Nothing but the lines from the top of the data to the line holding "57.4, 59.6, 61.8, 64.0, 66.2, 68.4, 70.6, 72.8, 75.0, 77.2]" should be printed, word for word and both ends included; leave the pictures out.

* [Data excerpts]
********************

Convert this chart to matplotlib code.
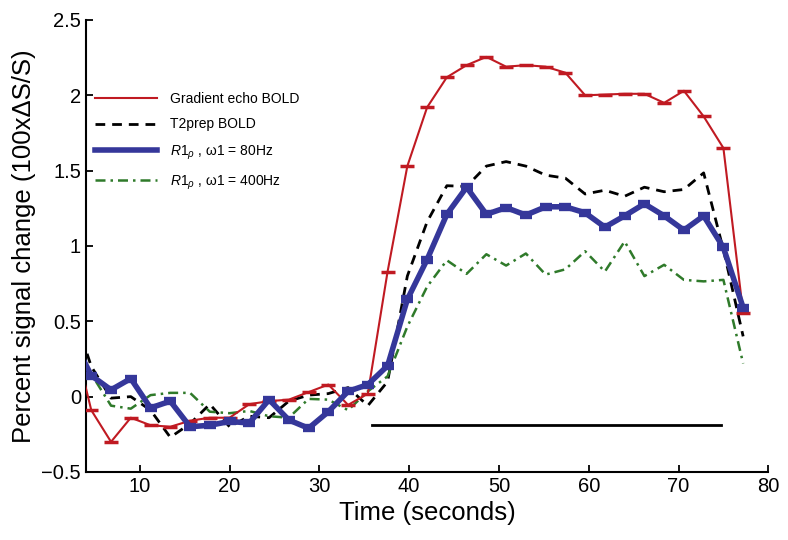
import matplotlib
matplotlib.use("Agg")
import matplotlib.pyplot as plt
from matplotlib.lines import Line2D
import numpy as np

plt.rcParams['font.family'] = ['Liberation Sans', 'DejaVu Sans']
plt.rcParams['mathtext.fontset'] = 'custom'
plt.rcParams['mathtext.rm'] = 'Liberation Sans'
plt.rcParams['mathtext.it'] = 'Liberation Sans:italic'

# time points (s); first point lies left of the visible range
time = [2.4, 4.6, 6.8, 9.0, 11.2, 13.4, 15.6, 17.8, 20.0, 22.2, 24.4, 26.6, 28.8,
        31.0, 33.2, 35.4, 37.6, 39.8, 42.0, 44.2, 46.4, 48.6, 50.8, 53.0, 55.2,
        57.4, 59.6, 61.8, 64.0, 66.2, 68.4, 70.6, 72.8, 75.0, 77.2]

gre_bold = [0.45, -0.09, -0.30, -0.14, -0.19, -0.20, -0.16, -0.14, -0.14, -0.05, -0.03,
            -0.02, 0.03, 0.08, -0.055, 0.02, 0.83, 1.53, 1.92, 2.12, 2.20, 2.255,
            2.19, 2.20, 2.19, 2.15, 2.00, 2.005, 2.01, 2.01, 1.95, 2.03, 1.86, 1.65, 0.555]

t2prep = [0.60, 0.20, -0.01, 0.00, -0.09, -0.27, -0.18, -0.05, -0.20, -0.13, -0.14,
          -0.03, 0.01, 0.02, 0.06, -0.06, 0.10, 0.80, 1.16, 1.40, 1.395, 1.53,
          1.56, 1.53, 1.47, 1.45, 1.345, 1.37, 1.33, 1.39, 1.36, 1.375, 1.485, 0.975, 0.40]

r1rho_80 = [0.40, 0.14, 0.045, 0.12, -0.075, -0.03, -0.20, -0.19, -0.165, -0.175, -0.02,
            -0.155, -0.21, -0.10, 0.035, 0.08, 0.205, 0.645, 0.91, 1.21, 1.39, 1.21,
            1.255, 1.205, 1.26, 1.26, 1.22, 1.125, 1.20, 1.28, 1.20, 1.105, 1.20, 0.99, 0.59]

r1rho_400 = [0.35, 0.15, -0.06, -0.08, 0.01, 0.025, 0.025, -0.10, -0.11, -0.095, -0.13,
             -0.14, -0.015, -0.02, -0.09, 0.035, 0.135, 0.465, 0.73, 0.905, 0.815, 0.945,
             0.87, 0.95, 0.81, 0.845, 0.965, 0.83, 1.03, 0.80, 0.875, 0.775, 0.765, 0.775, 0.22]

stim_on = [35.9, 74.7]
stim_level = [-0.19, -0.19]

labels = ['Gradient echo BOLD', 'T2prep BOLD',
          r'$R1_{\rho}$ , ω$\mathit{1}$ = 80Hz', r'$R1_{\rho}$ , ω$\mathit{1}$ = 400Hz']

red = '#c01a22'
blue = '#35379a'
green = '#2f7a2a'

fig = plt.figure(figsize=(7.88, 5.40), dpi=100)
ax = fig.add_axes([0.109, 0.126, 0.866, 0.837])

ax.plot(time, gre_bold, color=red, lw=1.5, marker='_', ms=10, mew=2.5, zorder=3)
ax.plot(time, t2prep, color='black', lw=2.0, ls=(0, (3.5, 2.5)), zorder=2)
ax.plot(time, r1rho_80, color=blue, lw=4, marker='_', ms=9, mew=6, zorder=4)
ax.plot(time, r1rho_400, color=green, lw=1.8, ls=(0, (4, 2, 1, 2)), zorder=2)
ax.plot(stim_on, stim_level, color='black', lw=2)

ax.set_xlim(4, 80)
ax.set_ylim(-0.5, 2.5)
ax.set_xticks([10, 20, 30, 40, 50, 60, 70, 80])
ax.set_yticks([-0.5, 0, 0.5, 1, 1.5, 2, 2.5])
ax.set_yticklabels(['−0.5', '0', '0.5', '1', '1.5', '2', '2.5'])

for s in ['top', 'right']:
    ax.spines[s].set_visible(False)
for s in ['left', 'bottom']:
    ax.spines[s].set_linewidth(1.5)
ax.tick_params(direction='in', length=5, width=1.3, labelsize=14.5)

ax.set_xlabel('Time (seconds)', fontsize=18.5, labelpad=4)
ax.set_ylabel('Percent signal change (100xΔS/S)', fontsize=18.5, labelpad=4)

handles = [Line2D([], [], color=red, lw=1.5),
           Line2D([], [], color='black', lw=2.0, ls=(0, (3.5, 2.5))),
           Line2D([], [], color=blue, lw=4),
           Line2D([], [], color=green, lw=1.8, ls=(0, (4, 2, 1, 2)))]
ax.legend(handles, labels, loc='upper left', bbox_to_anchor=(0.001, 0.86),
          frameon=False, fontsize=10, handlelength=4.5, handletextpad=0.9,
          labelspacing=0.85, borderaxespad=0.2)

fig.savefig('out.png', dpi=100)
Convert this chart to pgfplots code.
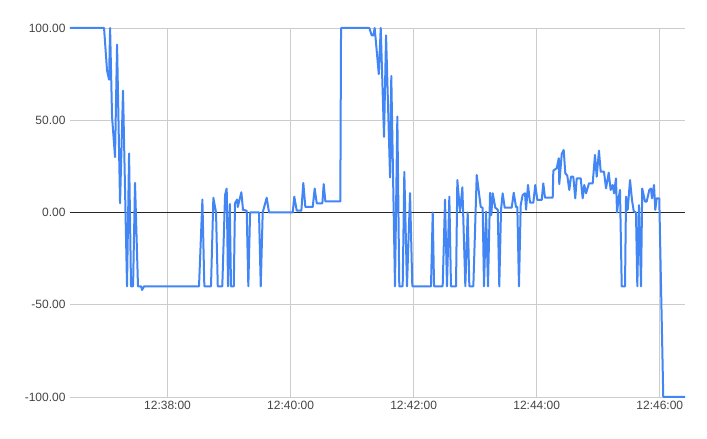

********************

* [Correct answer]
Convert this chart to matplotlib code.
import matplotlib
matplotlib.use("Agg")
import matplotlib.pyplot as plt
from matplotlib.lines import Line2D
import numpy as np

plt.rcParams['font.family'] = ['Liberation Sans', 'DejaVu Sans']
plt.rcParams['mathtext.fontset'] = 'custom'
plt.rcParams['mathtext.rm'] = 'Liberation Sans'
plt.rcParams['mathtext.it'] = 'Liberation Sans:italic'

# time points (s); first point lies left of the visible range
time = [2.4, 4.6, 6.8, 9.0, 11.2, 13.4, 15.6, 17.8, 20.0, 22.2, 24.4, 26.6, 28.8,
        31.0, 33.2, 35.4, 37.6, 39.8, 42.0, 44.2, 46.4, 48.6, 50.8, 53.0, 55.2,
        57.4, 59.6, 61.8, 64.0, 66.2, 68.4, 70.6, 72.8, 75.0, 77.2]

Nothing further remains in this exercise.